_Dataset section_
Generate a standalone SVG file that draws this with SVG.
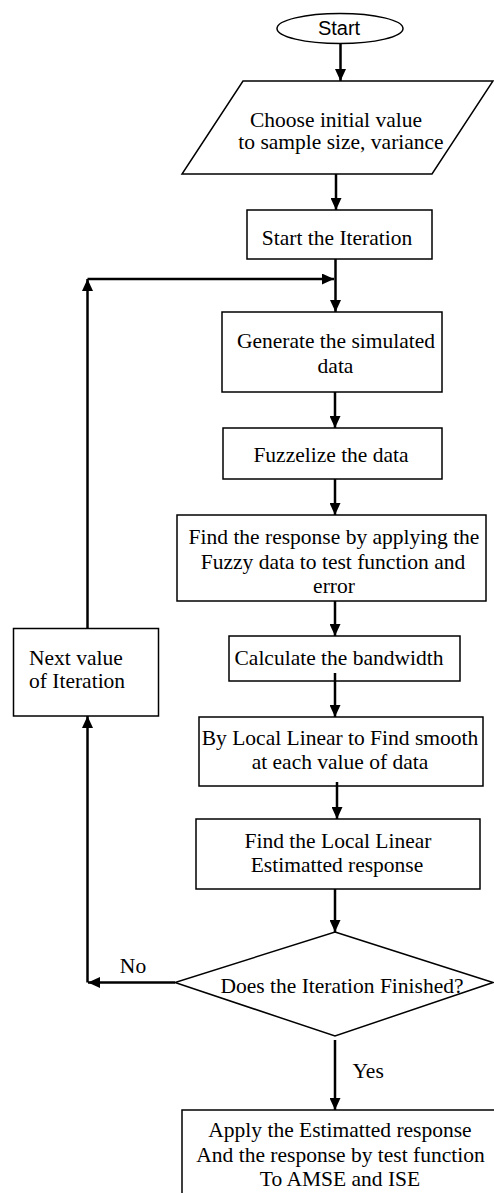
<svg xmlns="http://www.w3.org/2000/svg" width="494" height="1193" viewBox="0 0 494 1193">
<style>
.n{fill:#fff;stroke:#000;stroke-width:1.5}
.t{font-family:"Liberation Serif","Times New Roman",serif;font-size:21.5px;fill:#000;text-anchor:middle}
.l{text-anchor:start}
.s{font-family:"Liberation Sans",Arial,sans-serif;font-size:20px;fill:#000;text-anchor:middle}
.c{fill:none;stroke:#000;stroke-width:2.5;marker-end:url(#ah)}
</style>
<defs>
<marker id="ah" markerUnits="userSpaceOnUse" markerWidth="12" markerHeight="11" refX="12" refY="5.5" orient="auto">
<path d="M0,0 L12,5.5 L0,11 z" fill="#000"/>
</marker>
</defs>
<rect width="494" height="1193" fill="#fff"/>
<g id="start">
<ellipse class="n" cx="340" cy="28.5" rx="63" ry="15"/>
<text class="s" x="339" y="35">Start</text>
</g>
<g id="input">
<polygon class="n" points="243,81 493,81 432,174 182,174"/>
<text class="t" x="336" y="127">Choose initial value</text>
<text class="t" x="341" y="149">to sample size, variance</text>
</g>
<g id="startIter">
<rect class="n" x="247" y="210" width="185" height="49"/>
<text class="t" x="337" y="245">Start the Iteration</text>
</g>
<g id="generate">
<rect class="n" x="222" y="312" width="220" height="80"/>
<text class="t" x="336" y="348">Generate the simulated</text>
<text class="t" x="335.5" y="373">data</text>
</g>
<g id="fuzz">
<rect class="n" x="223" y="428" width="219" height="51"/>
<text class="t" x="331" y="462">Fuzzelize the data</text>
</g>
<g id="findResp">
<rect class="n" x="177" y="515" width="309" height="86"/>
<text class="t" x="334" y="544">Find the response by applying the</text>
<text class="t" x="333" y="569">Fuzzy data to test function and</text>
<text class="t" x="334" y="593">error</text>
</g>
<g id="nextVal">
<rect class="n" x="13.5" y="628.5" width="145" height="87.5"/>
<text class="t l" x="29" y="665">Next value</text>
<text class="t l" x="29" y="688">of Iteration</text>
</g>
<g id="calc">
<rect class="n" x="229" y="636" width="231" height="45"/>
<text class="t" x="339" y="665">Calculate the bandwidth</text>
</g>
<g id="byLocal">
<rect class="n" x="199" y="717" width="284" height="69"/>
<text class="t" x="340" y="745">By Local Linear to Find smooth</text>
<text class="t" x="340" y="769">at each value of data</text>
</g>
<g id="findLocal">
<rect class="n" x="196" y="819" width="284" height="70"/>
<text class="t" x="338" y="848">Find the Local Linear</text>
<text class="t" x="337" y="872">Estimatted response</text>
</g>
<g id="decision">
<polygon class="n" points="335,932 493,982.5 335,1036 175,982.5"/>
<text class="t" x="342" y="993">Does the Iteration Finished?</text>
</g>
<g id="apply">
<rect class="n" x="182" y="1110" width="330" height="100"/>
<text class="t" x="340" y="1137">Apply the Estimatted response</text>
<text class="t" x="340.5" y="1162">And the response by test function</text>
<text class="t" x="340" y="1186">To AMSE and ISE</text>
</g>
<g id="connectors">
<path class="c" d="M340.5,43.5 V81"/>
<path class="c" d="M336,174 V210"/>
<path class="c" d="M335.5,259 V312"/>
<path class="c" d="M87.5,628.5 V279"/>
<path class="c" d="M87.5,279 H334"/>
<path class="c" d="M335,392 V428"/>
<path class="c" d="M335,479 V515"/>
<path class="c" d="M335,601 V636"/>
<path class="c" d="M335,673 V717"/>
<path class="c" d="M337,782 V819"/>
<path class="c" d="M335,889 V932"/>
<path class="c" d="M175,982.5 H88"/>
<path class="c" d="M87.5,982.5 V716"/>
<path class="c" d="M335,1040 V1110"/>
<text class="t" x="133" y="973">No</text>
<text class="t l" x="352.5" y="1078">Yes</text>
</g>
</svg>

_Task instructions_
Return the whole listing, word for word, and leave out every picture.

_Written reply_
Generate a standalone SVG file that draws this with SVG.
<svg xmlns="http://www.w3.org/2000/svg" width="494" height="1193" viewBox="0 0 494 1193">
<style>
.n{fill:#fff;stroke:#000;stroke-width:1.5}
.t{font-family:"Liberation Serif","Times New Roman",serif;font-size:21.5px;fill:#000;text-anchor:middle}
.l{text-anchor:start}
.s{font-family:"Liberation Sans",Arial,sans-serif;font-size:20px;fill:#000;text-anchor:middle}
.c{fill:none;stroke:#000;stroke-width:2.5;marker-end:url(#ah)}
</style>
<defs>
<marker id="ah" markerUnits="userSpaceOnUse" markerWidth="12" markerHeight="11" refX="12" refY="5.5" orient="auto">
<path d="M0,0 L12,5.5 L0,11 z" fill="#000"/>
</marker>
</defs>
<rect width="494" height="1193" fill="#fff"/>
<g id="start">
<ellipse class="n" cx="340" cy="28.5" rx="63" ry="15"/>
<text class="s" x="339" y="35">Start</text>
</g>
<g id="input">
<polygon class="n" points="243,81 493,81 432,174 182,174"/>
<text class="t" x="336" y="127">Choose initial value</text>
<text class="t" x="341" y="149">to sample size, variance</text>
</g>
<g id="startIter">
<rect class="n" x="247" y="210" width="185" height="49"/>
<text class="t" x="337" y="245">Start the Iteration</text>
</g>
<g id="generate">
<rect class="n" x="222" y="312" width="220" height="80"/>
<text class="t" x="336" y="348">Generate the simulated</text>
<text class="t" x="335.5" y="373">data</text>
</g>
<g id="fuzz">
<rect class="n" x="223" y="428" width="219" height="51"/>
<text class="t" x="331" y="462">Fuzzelize the data</text>
</g>
<g id="findResp">
<rect class="n" x="177" y="515" width="309" height="86"/>
<text class="t" x="334" y="544">Find the response by applying the</text>
<text class="t" x="333" y="569">Fuzzy data to test function and</text>
<text class="t" x="334" y="593">error</text>
</g>
<g id="nextVal">
<rect class="n" x="13.5" y="628.5" width="145" height="87.5"/>
<text class="t l" x="29" y="665">Next value</text>
<text class="t l" x="29" y="688">of Iteration</text>
</g>
<g id="calc">
<rect class="n" x="229" y="636" width="231" height="45"/>
<text class="t" x="339" y="665">Calculate the bandwidth</text>
</g>
<g id="byLocal">
<rect class="n" x="199" y="717" width="284" height="69"/>
<text class="t" x="340" y="745">By Local Linear to Find smooth</text>
<text class="t" x="340" y="769">at each value of data</text>
</g>
<g id="findLocal">
<rect class="n" x="196" y="819" width="284" height="70"/>
<text class="t" x="338" y="848">Find the Local Linear</text>
<text class="t" x="337" y="872">Estimatted response</text>
</g>
<g id="decision">
<polygon class="n" points="335,932 493,982.5 335,1036 175,982.5"/>
<text class="t" x="342" y="993">Does the Iteration Finished?</text>
</g>
<g id="apply">
<rect class="n" x="182" y="1110" width="330" height="100"/>
<text class="t" x="340" y="1137">Apply the Estimatted response</text>
<text class="t" x="340.5" y="1162">And the response by test function</text>
<text class="t" x="340" y="1186">To AMSE and ISE</text>
</g>
<g id="connectors">
<path class="c" d="M340.5,43.5 V81"/>
<path class="c" d="M336,174 V210"/>
<path class="c" d="M335.5,259 V312"/>
<path class="c" d="M87.5,628.5 V279"/>
<path class="c" d="M87.5,279 H334"/>
<path class="c" d="M335,392 V428"/>
<path class="c" d="M335,479 V515"/>
<path class="c" d="M335,601 V636"/>
<path class="c" d="M335,673 V717"/>
<path class="c" d="M337,782 V819"/>
<path class="c" d="M335,889 V932"/>
<path class="c" d="M175,982.5 H88"/>
<path class="c" d="M87.5,982.5 V716"/>
<path class="c" d="M335,1040 V1110"/>
<text class="t" x="133" y="973">No</text>
<text class="t l" x="352.5" y="1078">Yes</text>
</g>
</svg>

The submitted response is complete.